Kerstgeschenken?

In het Nederlands Dagblad van 17 december 2005 stond een artikel "Een echte calvinist viert geen kerst". Hierin werd de broer genoemd van onze gezamenlijke voormoeder, Catharina Hendrika Meerburg.

Met kerst 1835 liet ds. G.F. Gezelle Meerburg, afgescheiden predikant te Almkerk, de ramen zemen door de dienstbode. Zo liet hij zien dat kerst een menselijk bedenksel is en geen verordening van God, zoals de zondag. Het verzet tegen het kerstfeest is een zachte ondertoon in de geschiedenis van de protestantse kerstviering.
Voor veel predikanten is kerst een praktisch probleem geweest. In de negentiende eeuw klaagde N.C. Kist (1793-1859), hervormd predikant te Zoelen en later hoogleraar te Leiden, over de vele malen dat hij moest preken "in het barste jaarsaizoen", want in de tijd van Kist was het nog koud met kerst. Het gevoelen leefde breder. In 1872 moest de hervormde synode oordelen over een voorstel het kerst: feest te verplaatsen naar de laatste zondag van het jaar. Het voorstel werd verworpen, maar de bezwaren bleven bestaan, vooral onder moderne dominees. Op hun jaarvergaderingen was het een vertrouwd agendapunt.
Gezelle Meerburg, de man die met kerst z'n ramen liet zemen, vond weinig navolging onder zijn geestelijke nazaten, de gereformeerden. Maar ook bij hen bleef kerstfeest met moeiten omgeven. Zo vond de kerstboom slechts langzaam ingang in gereformeerde huizen. "De gereformeerden hebben in het algemeen bezwaren tegen den kerstboom", schreef ds.
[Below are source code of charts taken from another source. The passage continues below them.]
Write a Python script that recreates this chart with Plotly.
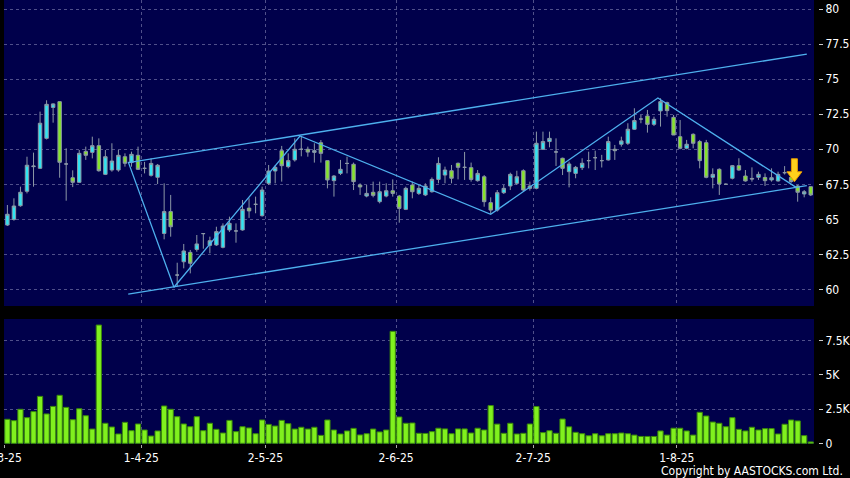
import plotly.graph_objects as go

# ---------------- data ----------------
tick_labels = ["3-3-25", "1-4-25", "2-5-25", "2-6-25", "2-7-25", "1-8-25"]
tick_index = [0, 21, 40, 60, 81, 103]   # session index of first trading day of each month

opens = [64.59, 64.99, 65.97, 67.00, 68.76, 68.64, 70.78, 72.99, 73.40, 68.95,
         67.97, 67.64, 69.85, 69.78, 70.26, 68.21, 68.52, 68.52, 69.47, 69.05,
         69.57, 68.64, 68.14, 68.00, 63.99, 65.55, 61.02, 61.97, 62.64, 62.85,
         63.98, 63.14, 63.17, 63.00, 64.24, 64.17, 64.24, 65.80, 66.07, 65.26,
         67.57, 68.45, 69.90, 68.76, 69.24, 70.00, 70.00, 69.78, 70.47, 69.19,
         67.76, 68.28, 68.99, 68.93, 67.45, 66.66, 66.93, 66.26, 66.66, 67.04,
         66.66, 65.71, 67.45, 66.85, 66.74, 66.97, 67.85, 68.16, 68.47, 69.00,
         68.71, 68.69, 67.76, 68.04, 66.19, 65.66, 66.90, 67.38, 67.57, 68.47,
         67.38, 67.21, 70.00, 70.55, 69.81, 69.36, 68.40, 68.28, 68.69, 69.19,
         69.40, 69.19, 69.24, 70.00, 70.36, 70.43, 71.43, 72.16, 72.38, 71.78,
         72.74, 73.33, 72.28, 70.90, 70.07, 71.07, 70.55, 70.47, 68.00, 68.57,
         67.50, 67.93, 68.83, 68.09, 67.92, 68.00, 67.99, 67.81, 67.74, 68.33,
         68.00, 67.38, 66.81, 67.33]
highs = [66.02, 66.50, 67.33, 69.47, 69.76, 72.69, 73.50, 73.28, 73.40, 70.07,
         68.50, 69.95, 70.19, 70.90, 70.78, 69.95, 70.43, 69.95, 69.71, 69.83,
         70.19, 69.10, 69.36, 68.95, 67.57, 66.74, 61.90, 63.24, 62.81, 63.88,
         64.00, 63.76, 64.47, 64.71, 65.19, 64.71, 66.38, 66.50, 66.62, 67.33,
         68.88, 68.88, 70.24, 69.71, 70.78, 70.90, 70.19, 70.43, 70.66, 69.19,
         68.16, 69.24, 69.47, 69.05, 67.57, 67.45, 67.69, 67.69, 67.57, 67.85,
         66.74, 67.33, 67.69, 67.45, 67.57, 67.99, 69.43, 68.76, 68.88, 69.05,
         69.81, 69.05, 68.52, 68.16, 66.57, 67.09, 67.45, 68.33, 68.47, 68.57,
         67.69, 71.26, 71.26, 71.26, 70.78, 69.40, 69.12, 68.81, 69.36, 69.83,
         69.90, 69.60, 70.90, 70.31, 70.90, 71.86, 72.93, 72.45, 72.81, 72.33,
         73.64, 73.40, 72.45, 72.09, 70.67, 71.14, 70.67, 70.67, 68.64, 68.64,
         67.57, 68.88, 69.36, 68.52, 68.71, 68.40, 68.28, 68.64, 68.40, 68.80,
         68.10, 67.45, 67.09, 67.33]
lows = [64.52, 64.90, 65.90, 66.85, 67.33, 68.59, 70.70, 71.90, 67.97, 66.33,
        67.30, 67.60, 69.24, 69.35, 68.40, 68.16, 68.40, 68.40, 68.76, 68.76,
        68.52, 68.28, 68.05, 67.52, 63.57, 63.76, 60.20, 61.50, 61.14, 62.69,
        62.90, 62.57, 63.10, 62.93, 64.10, 63.33, 64.19, 65.10, 65.43, 65.19,
        67.45, 67.57, 67.69, 68.64, 69.12, 69.50, 69.47, 69.05, 69.05, 67.21,
        66.62, 68.16, 68.28, 67.09, 66.74, 66.57, 66.57, 66.14, 66.57, 66.62,
        64.76, 65.66, 66.50, 66.74, 66.66, 66.90, 67.57, 67.57, 67.57, 67.85,
        67.81, 67.69, 67.69, 65.90, 65.38, 65.55, 66.81, 67.09, 67.45, 66.97,
        67.05, 67.14, 69.95, 70.14, 68.81, 68.16, 67.28, 67.93, 68.52, 68.64,
        68.52, 68.70, 69.19, 69.24, 70.19, 70.31, 71.38, 71.86, 71.19, 71.66,
        71.62, 72.33, 71.02, 70.00, 70.00, 70.07, 68.64, 67.93, 67.21, 66.74,
        67.45, 67.85, 68.47, 67.69, 67.69, 67.81, 67.38, 67.69, 67.69, 68.20,
        67.60, 66.26, 66.57, 66.66]
closes = [65.36, 65.95, 66.93, 68.86, 68.80, 71.86, 73.21, 73.24, 69.07, 68.95,
          67.64, 69.71, 69.57, 70.26, 68.47, 69.47, 69.16, 69.57, 69.00, 69.64,
          68.57, 68.64, 68.99, 68.86, 65.55, 64.47, 61.02, 62.74, 61.86, 63.24,
          63.98, 63.47, 64.12, 64.52, 64.71, 64.17, 65.71, 65.60, 66.07, 67.09,
          68.45, 68.71, 68.83, 69.19, 70.00, 70.00, 69.80, 69.90, 69.71, 67.81,
          68.09, 68.57, 68.99, 67.69, 67.31, 66.85, 66.71, 66.97, 67.04, 66.85,
          65.78, 67.21, 66.97, 67.21, 67.38, 67.85, 68.99, 68.52, 67.93, 68.71,
          68.71, 67.85, 68.28, 66.26, 65.66, 66.90, 67.21, 68.21, 68.04, 67.09,
          67.21, 70.43, 70.55, 70.78, 69.81, 68.64, 68.95, 68.71, 69.00, 69.19,
          69.40, 69.19, 70.55, 69.90, 70.60, 71.43, 72.05, 72.16, 71.78, 72.14,
          73.40, 72.76, 71.02, 70.07, 70.36, 70.43, 69.19, 68.00, 68.21, 67.52,
          67.50, 68.83, 68.52, 67.74, 67.88, 68.21, 67.76, 67.97, 68.21, 68.33,
          67.70, 66.93, 66.97, 66.74]
volume_k = [1.75, 1.65, 2.48, 1.87, 2.31, 3.42, 2.14, 2.69, 3.50, 2.62,
            1.72, 2.52, 2.01, 1.04, 8.62, 1.46, 1.19, 0.68, 1.53, 0.92,
            1.41, 0.97, 0.53, 0.90, 2.72, 2.48, 1.94, 1.41, 1.21, 1.94,
            0.92, 1.46, 1.02, 0.75, 1.67, 0.85, 1.21, 1.12, 0.70, 1.70,
            1.38, 1.26, 1.67, 1.43, 1.04, 1.17, 1.04, 1.17, 0.58, 1.70,
            0.97, 0.68, 0.90, 1.09, 0.61, 0.70, 1.04, 0.83, 0.97, 8.16,
            1.92, 1.46, 1.48, 0.73, 0.72, 0.85, 1.10, 1.05, 0.70, 1.05,
            1.05, 0.75, 1.10, 0.97, 2.75, 1.40, 0.73, 1.46, 0.68, 0.73,
            1.41, 2.68, 0.78, 0.92, 0.73, 1.77, 1.20, 0.80, 0.70, 0.55,
            0.70, 0.55, 0.70, 0.70, 0.75, 0.70, 0.60, 0.50, 0.50, 0.50,
            0.90, 0.60, 1.10, 1.10, 0.90, 0.60, 2.26, 1.99, 1.55, 1.46,
            1.21, 1.87, 1.02, 0.90, 1.17, 0.97, 1.07, 1.07, 0.68, 1.39,
            1.70, 1.63, 0.56, 0.10]

zigzag_idx = [18.5, 25.5, 44.8, 74.0, 99.6, 120.7]
zigzag_px = [69.10, 60.15, 70.95, 65.36, 73.66, 67.30]
channel_idx = [18.5, 122.4]
upper_px = [69.05, 76.80]
lower_px = [59.66, 67.40]
signal_idx = [120.5]
signal_px = [67.68]

price_ticks = [60, 62.5, 65, 67.5, 70, 72.5, 75, 77.5, 80]
vol_ticks = [0, 2.5, 5, 7.5]
vol_tick_text = ["0", "2.5K", "5K", "7.5K"]

# ---------------- figure ----------------
idx = list(range(len(opens)))
FONT = "DejaVu Sans Condensed, Liberation Sans Narrow, DejaVu Sans, sans-serif"
NAVY = "#00004b"
GRID = "#50508a"
LINE = "#4eb0ee"

fig = go.Figure()

fig.add_trace(go.Candlestick(
    x=idx, open=opens, high=highs, low=lows, close=closes,
    increasing=dict(fillcolor="#30e4f2", line=dict(color="#8c98a6", width=1)),
    decreasing=dict(fillcolor="#86e42a", line=dict(color="#8c98a6", width=1)),
    whiskerwidth=0, showlegend=False, hoverinfo="skip",
    xaxis="x", yaxis="y"))

for xs, ys in [(channel_idx, upper_px), (channel_idx, lower_px), (zigzag_idx, zigzag_px)]:
    fig.add_trace(go.Scatter(x=xs, y=ys, mode="lines",
                             line=dict(color=LINE, width=1.3),
                             showlegend=False, hoverinfo="skip",
                             xaxis="x", yaxis="y"))

fig.add_trace(go.Bar(
    x=idx, y=volume_k,
    marker=dict(color="#80f01e", line=dict(color="#3a8a0a", width=1)),
    showlegend=False, hoverinfo="skip", xaxis="x2", yaxis="y2"))

# signal arrow (pixel-sized shape anchored at the signal point)
for sx, sy in zip(signal_idx, signal_px):
    fig.add_shape(type="path", xref="x", yref="y",
                  xsizemode="pixel", ysizemode="pixel",
                  xanchor=sx, yanchor=sy,
                  path="M0,0 L-7.5,10 L-3,10 L-3,23 L3,23 L3,10 L7.5,10 Z",
                  fillcolor="#ffd21c", line=dict(color="#e89a00", width=1),
                  layer="above")

W, H = 850, 478
ml, mr, mt, mb = 4, 32, 0, 34
plot_w = W - ml - mr
plot_h = H - mt - mb
x_dom_end = 810 / plot_w

grid_x = [i - 0.5 for i in tick_index]

common_x = dict(range=[-0.52, len(opens) - 0.5], domain=[0, x_dom_end],
                showgrid=True, gridcolor=GRID, griddash="3px,3px", gridwidth=1,
                tickvals=grid_x, zeroline=False, showline=False,
                rangeslider=dict(visible=False), automargin=False)

fig.update_layout(
    width=W, height=H,
    margin=dict(l=ml, r=mr, t=mt, b=mb),
    paper_bgcolor="black", plot_bgcolor=NAVY,
    font=dict(family=FONT, color="white", size=12),
    boxgap=0.25, bargap=0.2,
    xaxis=dict(**common_x, anchor="y", showticklabels=False, ticks=""),
    xaxis2=dict(**common_x, anchor="y2", ticktext=tick_labels, ticks="outside",
                ticklen=3, tickcolor="#aaaaaa", ticklabeloverflow="allow",
                tickfont=dict(size=12, color="white", family=FONT)),
    yaxis=dict(domain=[(plot_h - 306) / plot_h, 1], range=[58.81, 80.66],
               side="right", anchor="free", position=1,
               tickvals=price_ticks, ticktext=[f"{v:g}" for v in price_ticks],
               ticks="outside", ticklen=4, tickcolor="#cccccc",
               showgrid=True, gridcolor=GRID, griddash="3px,3px", gridwidth=1,
               zeroline=False, showline=False, automargin=False,
               tickfont=dict(size=12, color="white", family=FONT)),
    yaxis2=dict(domain=[0, (plot_h - 319) / plot_h], range=[-0.05, 9.06],
                side="right", anchor="free", position=1,
                tickvals=vol_ticks, ticktext=vol_tick_text,
                ticks="outside", ticklen=4, tickcolor="#cccccc",
                showgrid=True, gridcolor=GRID, griddash="3px,3px", gridwidth=1,
                zeroline=False, showline=False, automargin=False,
                tickfont=dict(size=12, color="white", family=FONT)),
    annotations=[dict(text="Copyright by AASTOCKS.com Ltd.", xref="paper", yref="paper",
                      x=(845 - ml) / plot_w, y=(plot_h - 471) / plot_h,
                      xanchor="right", yanchor="middle", showarrow=False,
                      font=dict(size=12, color="white", family=FONT))],
)

fig.write_html("out.html", config={"displayModeBar": False},
               post_script="document.body.style.margin='0px';document.body.style.padding='0px';document.body.style.background='black';")
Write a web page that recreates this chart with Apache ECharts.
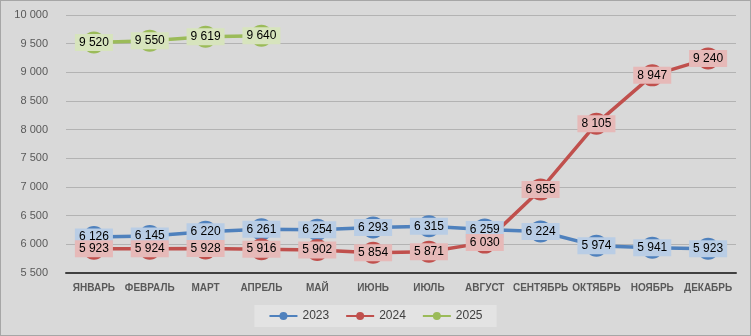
<!DOCTYPE html>
<html>
<head>
<meta charset="utf-8">
<script src="https://cdn.jsdelivr.net/npm/echarts@6/dist/echarts.min.js"></script>
<style>
  html, body { margin: 0; padding: 0; background: #d9d9d9; }
  #chart { width: 751px; height: 336px; box-sizing: border-box; border: 1px solid #a6a6a6; background: #d9d9d9; }
</style>
</head>
<body>
<div id="chart"></div>
<script>
// Monthly values by year
const months = ['ЯНВАРЬ', 'ФЕВРАЛЬ', 'МАРТ', 'АПРЕЛЬ', 'МАЙ', 'ИЮНЬ', 'ИЮЛЬ', 'АВГУСТ', 'СЕНТЯБРЬ', 'ОКТЯБРЬ', 'НОЯБРЬ', 'ДЕКАБРЬ'];
const values2023 = [6126, 6145, 6220, 6261, 6254, 6293, 6315, 6259, 6224, 5974, 5941, 5923];
const values2024 = [5923, 5924, 5928, 5916, 5902, 5854, 5871, 6030, 6955, 8105, 8947, 9240];
const values2025 = [9520, 9550, 9619, 9640, null, null, null, null, null, null, null, null];
const yMin = 5500, yMax = 10000, yStep = 500;

const fmt = v => String(v).replace(/\B(?=(\d{3})+(?!\d))/g, ' ');

function makeSeries(name, data, color, labelBg) {
  return {
    name: name,
    type: 'line',
    data: data,
    symbol: 'circle',
    symbolSize: 22,
    connectNulls: false,
    lineStyle: { color: color, width: 3.5 },
    itemStyle: { color: color },
    label: {
      show: true,
      position: 'inside',
      formatter: p => fmt(p.value),
      fontFamily: 'Liberation Sans',
      fontSize: 12,
      color: '#000',
      backgroundColor: labelBg,
      padding: [3, 4, 2, 4]
    },
    emphasis: { disabled: true }
  };
}

const chart = echarts.init(document.getElementById('chart'));
chart.setOption({
  animation: false,
  backgroundColor: '#d9d9d9',
  grid: { left: 65, right: 14, top: 14, bottom: 62 },
  xAxis: {
    type: 'category',
    data: months,
    boundaryGap: true,
    axisLine: { lineStyle: { color: '#404040', width: 2 } },
    axisTick: { show: false },
    axisLabel: { color: '#595959', fontFamily: 'Liberation Sans', fontWeight: 'bold', fontSize: 10, margin: 10, interval: 0 }
  },
  yAxis: {
    type: 'value',
    min: yMin, max: yMax, interval: yStep,
    axisLine: { show: false },
    axisTick: { show: false },
    axisLabel: { color: '#595959', fontFamily: 'Liberation Sans', fontSize: 11, margin: 18, formatter: v => fmt(v) },
    splitLine: { lineStyle: { color: '#b3b3b3', width: 1 } }
  },
  legend: {
    bottom: 8,
    left: 'center',
    backgroundColor: '#e3e3e3',
    padding: [5, 14],
    itemGap: 16,
    itemWidth: 28,
    itemHeight: 10,
    textStyle: { color: '#404040', fontFamily: 'Liberation Sans', fontSize: 12 },
    data: ['2023', '2024', '2025']
  },
  series: [
    makeSeries('2023', values2023, '#4f81bd', '#b9cde5'),
    makeSeries('2024', values2024, '#c0504d', '#e6b9b8'),
    makeSeries('2025', values2025, '#9bbb59', '#d7e4bd')
  ]
});
</script>
</body>
</html>
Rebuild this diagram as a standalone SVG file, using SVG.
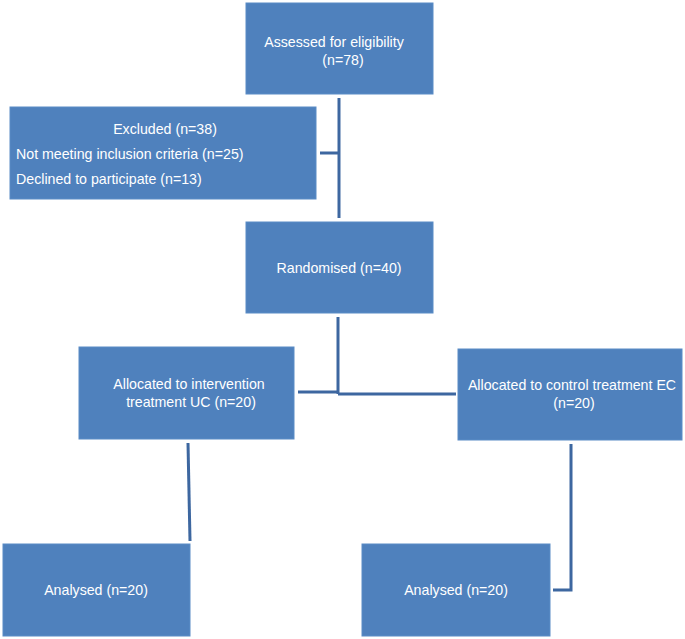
<svg xmlns="http://www.w3.org/2000/svg" width="685" height="639" viewBox="0 0 685 639">
<style>
.box{fill:#4F81BD;stroke:#5a8cc6;stroke-width:1}
.t{font-family:"Liberation Sans",Arial,sans-serif;font-size:14.2px;fill:#ffffff}
.c{text-anchor:middle}
.ln{stroke:#3D67A0;stroke-width:3;fill:none}
</style>
<rect width="685" height="639" fill="#ffffff"/>
<g id="connectors">
<line class="ln" x1="339" y1="98" x2="339" y2="218"/>
<line class="ln" x1="320" y1="153" x2="339" y2="153"/>
<line class="ln" x1="338" y1="317" x2="338" y2="394"/>
<line class="ln" x1="298" y1="392" x2="338" y2="392"/>
<line class="ln" x1="338" y1="394" x2="456" y2="394"/>
<line class="ln" x1="188" y1="443" x2="190" y2="541"/>
<polyline class="ln" points="571,444 571,590 553,590"/>
</g>
<g id="assessed">
<rect class="box" x="246" y="3" width="187" height="91"/>
<text class="t c" x="334" y="47">Assessed for eligibility</text>
<text class="t c" x="343" y="65">(n=78)</text>
</g>
<g id="excluded">
<rect class="box" x="10" y="107" width="306" height="92"/>
<text class="t c" x="165" y="134">Excluded (n=38)</text>
<text class="t" x="16" y="159">Not meeting inclusion criteria (n=25)</text>
<text class="t" x="16" y="184">Declined to participate (n=13)</text>
</g>
<g id="randomised">
<rect class="box" x="246" y="222" width="187" height="91"/>
<text class="t c" x="339" y="273">Randomised (n=40)</text>
</g>
<g id="intervention">
<rect class="box" x="79" y="347" width="215" height="92"/>
<text class="t c" x="189" y="389">Allocated to intervention</text>
<text class="t c" x="191" y="407">treatment UC (n=20)</text>
</g>
<g id="control">
<rect class="box" x="458" y="349" width="224" height="91"/>
<text class="t c" x="572" y="390">Allocated to control treatment EC</text>
<text class="t c" x="574" y="408">(n=20)</text>
</g>
<g id="analysed-left">
<rect class="box" x="3" y="544" width="187" height="92"/>
<text class="t c" x="96" y="595">Analysed (n=20)</text>
</g>
<g id="analysed-right">
<rect class="box" x="362" y="544" width="188" height="92"/>
<text class="t c" x="456" y="595">Analysed (n=20)</text>
</g>
</svg>
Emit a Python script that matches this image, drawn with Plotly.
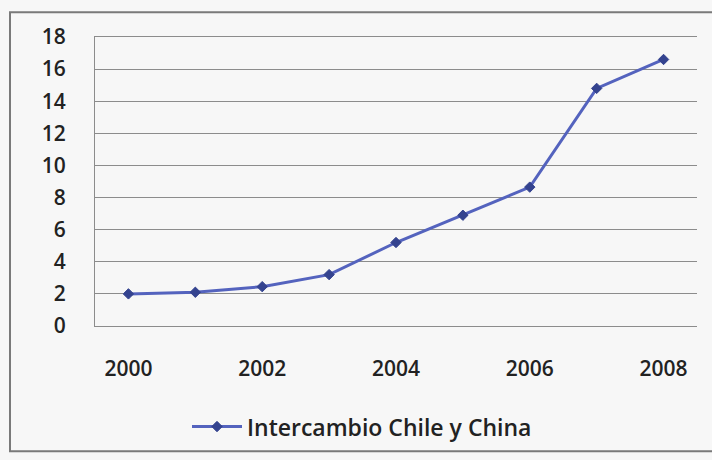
import plotly.graph_objects as go

# Annual trade between Chile and China
years = [2000, 2001, 2002, 2003, 2004, 2005, 2006, 2007, 2008]
intercambio = [2.0, 2.1, 2.45, 3.2, 5.2, 6.9, 8.65, 14.8, 16.6]
series_name = "Intercambio Chile y China"
x_ticks = [2000, 2002, 2004, 2006, 2008]
y_ticks = [0, 2, 4, 6, 8, 10, 12, 14, 16, 18]

W, H = 712, 460
ml, mr, mt, mb = 95, 15, 37, 130
pw, ph = W - ml - mr, H - mt - mb


def px_to_paper_x(px):
    return (px - ml) / pw


def px_to_paper_y(py):
    return (H - mb - py) / ph


fig = go.Figure()
fig.add_trace(go.Scatter(
    x=years, y=intercambio, name=series_name, mode="lines+markers",
    line=dict(color="#5463BE", width=3),
    marker=dict(symbol="diamond", size=8, color="#34438F",
                line=dict(color="#34438F", width=1)),
))

# outer chart frame
fig.add_shape(type="rect", xref="paper", yref="paper",
              x0=px_to_paper_x(10), x1=px_to_paper_x(716),
              y0=px_to_paper_y(457), y1=px_to_paper_y(12),
              line=dict(color="#7a7a7a", width=2), layer="below")

tick_font = dict(family="Open Sans", size=21, color="#222222", weight=600)
grid = "#8c8c8c"

fig.update_layout(
    width=W, height=H,
    margin=dict(l=ml, r=mr, t=mt, b=mb),
    paper_bgcolor="#f7f7f7", plot_bgcolor="#f7f7f7",
    font=tick_font,
    showlegend=True,
    legend=dict(x=px_to_paper_x(362), y=px_to_paper_y(432),
                xanchor="center", yanchor="middle",
                orientation="h", bgcolor="rgba(0,0,0,0)", itemwidth=50,
                font=dict(family="Open Sans", size=23, color="#222222",
                          weight=600)),
    xaxis=dict(range=[1999.5, 2008.5], tickvals=x_ticks,
               ticktext=[str(v) for v in x_ticks],
               showgrid=False, zeroline=False,
               showline=True, mirror=True, linecolor=grid, linewidth=1,
               ticks="", ticklabelstandoff=24, tickfont=tick_font,
               fixedrange=True),
    yaxis=dict(range=[0, 18], tickvals=y_ticks,
               showgrid=True, gridcolor=grid, gridwidth=1,
               zeroline=False,
               showline=True, linecolor=grid, linewidth=1,
               ticks="", ticklabelstandoff=24, tickfont=tick_font,
               fixedrange=True),
)

fig.write_html("out.html")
J.C Rullmann in 1934, "niet alleen omdat hij heidensch van oorsprong is, maar ook omdat de stralende boom met geschenken de aandacht van de hoofdzaak afkeert en meewerkt aan de veruitwendiging van het kerstfeest"
Calvijn zou ja en amen hebben gezegd.

Hoe zou het met de uitgeverij zijn gegaan indien deze gedachte in de familie Callenbach de boventoon zou zijn gaan voeren?